Thursday, October 07, 2004

Senate Approves 9/11 Bill at Odds With House Version

The New York Times
October 7, 2004
Senate Approves 9/11 Bill at Odds With House Version

WASHINGTON, Oct. 6 - The Senate voted overwhelmingly on Wednesday to approve a sweeping bipartisan bill to reorganize the way the nation gathers and shares intelligence, enacting the major recommendations of the Sept. 11 commission, including the creation of the job of national intelligence director and the establishment of a national counterterrorism center.

The lopsided Senate vote, 96 to 2, is likely to increase pressure on House Republican leaders to adopt a similar measure, especially since the Senate bill had the support of all 51 Senate Republicans, as well as the endorsement of both the White House and the leaders of the Sept. 11 commission. The pair of votes against the bill were cast by Democrats.

Opinion polls show that the independent commission, which used its final report in July to catalog years of incompetence and turf battles among the nation's intelligence and counterterrorism agencies, has widespread support among likely voters in next month's election. And the commission's members have proved themselves potent lobbyists for their recommendations.

Still, House Republican leaders insisted again on Wednesday that they intended to press forward this week with their own, very different version of the bill that includes law enforcement provisions that were not recommended by the Sept. 11 commission.

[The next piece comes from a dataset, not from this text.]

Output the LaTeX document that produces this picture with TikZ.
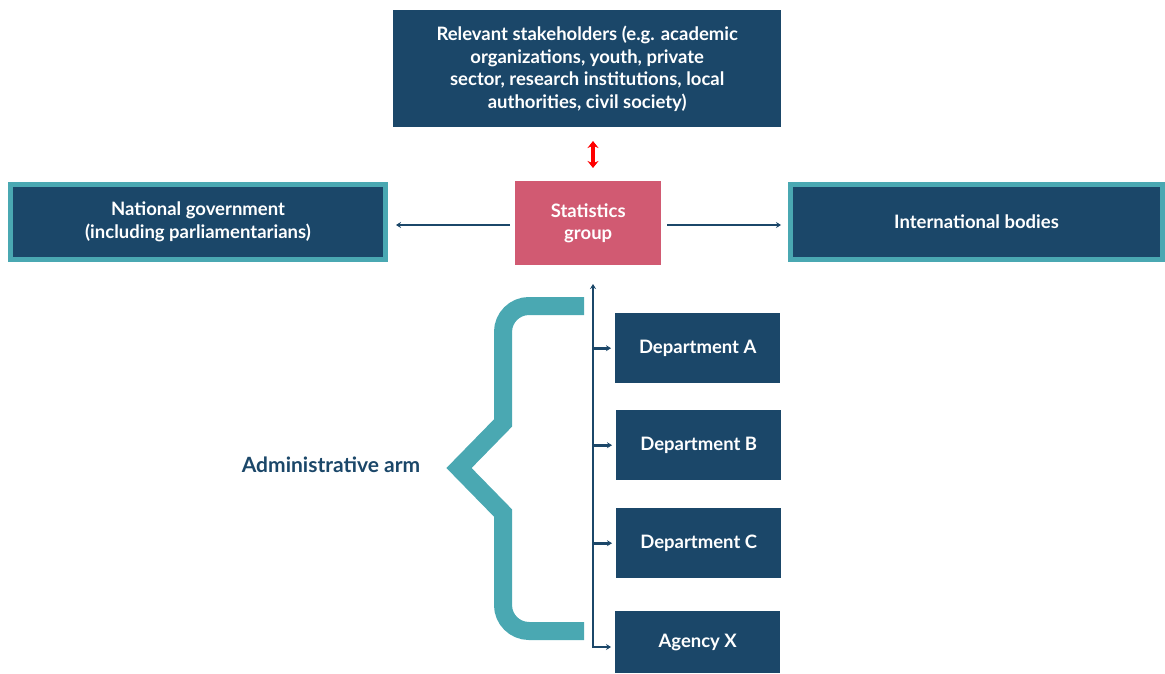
\documentclass[tikz,border=0pt]{standalone}
\usepackage{fontspec}
\setmainfont{Lato}
\usetikzlibrary{arrows.meta}
\definecolor{navy}{HTML}{1B4769}
\definecolor{tealc}{HTML}{4AA8B2}
\definecolor{pinkc}{HTML}{D15A72}
\definecolor{redc}{HTML}{FF0000}
\begin{document}
\begin{tikzpicture}[x=1pt,y=-1pt,
  box/.style={fill=navy, text=white, font=\bfseries\fontsize{18.5}{22.5}\selectfont,
    align=center, inner sep=0pt, anchor=north west},
  framed/.style={box, draw=tealc, line width=5pt, anchor=center},
  conn/.style={draw=navy, line width=2.6pt, -{Stealth[length=5pt,width=6pt]}},
  bracec/.style={draw=tealc, line width=18pt, miter limit=10}]
\useasboundingbox (0,0) rectangle (1165,674);
% top stakeholder box
\node[box, minimum width=388pt, minimum height=117pt] (stake) at (393,10)
  {Relevant stakeholders (e.g. academic\\organizations, youth, private\\sector, research institutions, local\\authorities, civil society)};
% central group
\node[box, fill=pinkc, minimum width=146pt, minimum height=84pt] (stat) at (515,181)
  {Statistics\\group};
% side partners
\node[framed, minimum width=375pt, minimum height=75pt] (natgov) at (198,222)
  {National government\\(including parliamentarians)};
\node[framed, minimum width=372pt, minimum height=75pt] (intl) at (976.5,222)
  {International bodies};
% administrative units
\node[box, minimum width=165pt, minimum height=70pt] (depA) at (615,313) {Department A};
\node[box, minimum width=165pt, minimum height=70pt] (depB) at (616,410) {Department B};
\node[box, minimum width=165pt, minimum height=70pt] (depC) at (616,508) {Department C};
\node[box, minimum width=165pt, minimum height=62pt] (agX) at (615,611) {Agency X};
\node[text=navy, font=\bfseries\fontsize{21}{24}\selectfont] (arm) at (331,465) {Administrative arm};
% links
\draw[draw=redc, line width=4.5pt, {Stealth[length=7pt,width=11pt]}-{Stealth[length=7pt,width=11pt]}]
  (593,141) coordinate (rtop) -- (593,168) coordinate (rbot);
\draw[conn, shorten <=5pt, shorten >=8pt] (stat.west |- 0,225) -- (natgov.east |- 0,225);
\draw[conn, shorten <=6pt, shorten >=7pt] (stat.east |- 0,225) -- (intl.west |- 0,225);
\coordinate (spine) at (593,648);
\draw[conn] (spine) -- (593,284) coordinate (spinetop);
\foreach \n in {depA,depB,depC}
  \draw[conn, shorten >=4pt] (spine |- \n.west) -- (\n.west);
\draw[conn, shorten >=4pt] (spine |- 0,647) -- (agX.west |- 0,647);
% brace: rounded outer corners, sharp middle point
\draw[bracec] (584,306) -- (529,306) arc[start angle=270, end angle=180, radius=26]
  -- (503,423) -- (459,468) -- (503,513) -- (503,605)
  arc[start angle=180, end angle=90, radius=26] -- (584,631);
\end{tikzpicture}
\end{document}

Those proposals have drawn harsh criticism from Democrats and civil liberties groups.

The House bill, which was drafted without the involvement of House Democratic leaders, would also more sharply limit the budget and personnel authority of the national intelligence director.

The partisan split in the House became more theatrical on Wednesday, with the House majority leader, Tom DeLay of Texas, calling a news conference at which he held up a summary of the House bill and ripped the papers in two, suggesting that Democrats were trying to shred the recommendations of the Sept. 11 commission. "The Democrats want to rip up the 9/11 commission recommendations that they don't like and throw them out," he said.

The rancor in the House was in stark contrast to the harmony on the floor of the Senate, where lawmakers from both parties praised the spirit of bipartisanship that allowed them - like the Sept. 11 commission - to reach agreement on the need for the most comprehensive changes in the structure of the nation's intelligence community since the creation of the C.I.A. in 1947.

"We are now on the threshhold of getting the job done and getting it done right," said Senator Susan Collins of Maine, the chairwoman of the Senate Governmental Affairs Committee and the principal Republican author of the bill.

In a separate joint statement with the bill's key Democratic author, Senate Joseph I. Lieberman of Connecticut, Senator Collins said, "Our legislation reorganizes an intelligence program designed for the Cold War into one designed for the war against global terrorism."

The Senate bill would establish the job of national intelligence director to serve as the president's chief intelligence adviser and to oversee the coordination of all 15 of the government's intelligence agencies, including the C.I.A., the National Security Council and the intelligence units of the F.B.I. The intelligence director would take over the oversight job now held nominally by the director of central intelligence, Porter Goss, who would answer to the new cabinet-level intelligence director.

The establishment of the job was the key recommendation of the Sept. 11 commission, which harshly criticized the C.I.A. and F.B.I. and found that lack of communication among intelligence agencies explained why Qaeda terrorists were able to enter the United States undetected and carry out the suicide hijackings on Sept. 11, 2001. The commission showed that several clues warning of an imminent terrorist attack were ignored or not shared about intelligence agencies in the months before the attacks.

The Senate bill would enact another key recommendation of the commission: establishment of a national counterterrorism center, where all intelligence involving terrorist threats would be drawn together and acted on. The bill would also create a civil liberties oversight board to "ensure privacy and civil liberties concerns are being protected," a provision House Republicans have said they may not support.

In a statement, the Republican chairman of the Sept. 11 commission, Thomas H. Kean, and the Democratic vice chairman, Lee H. Hamilton, praised the Senate bill and its authors, describing the legislation as "a giant step forward in implementing the recommendations of the 9/11 commission."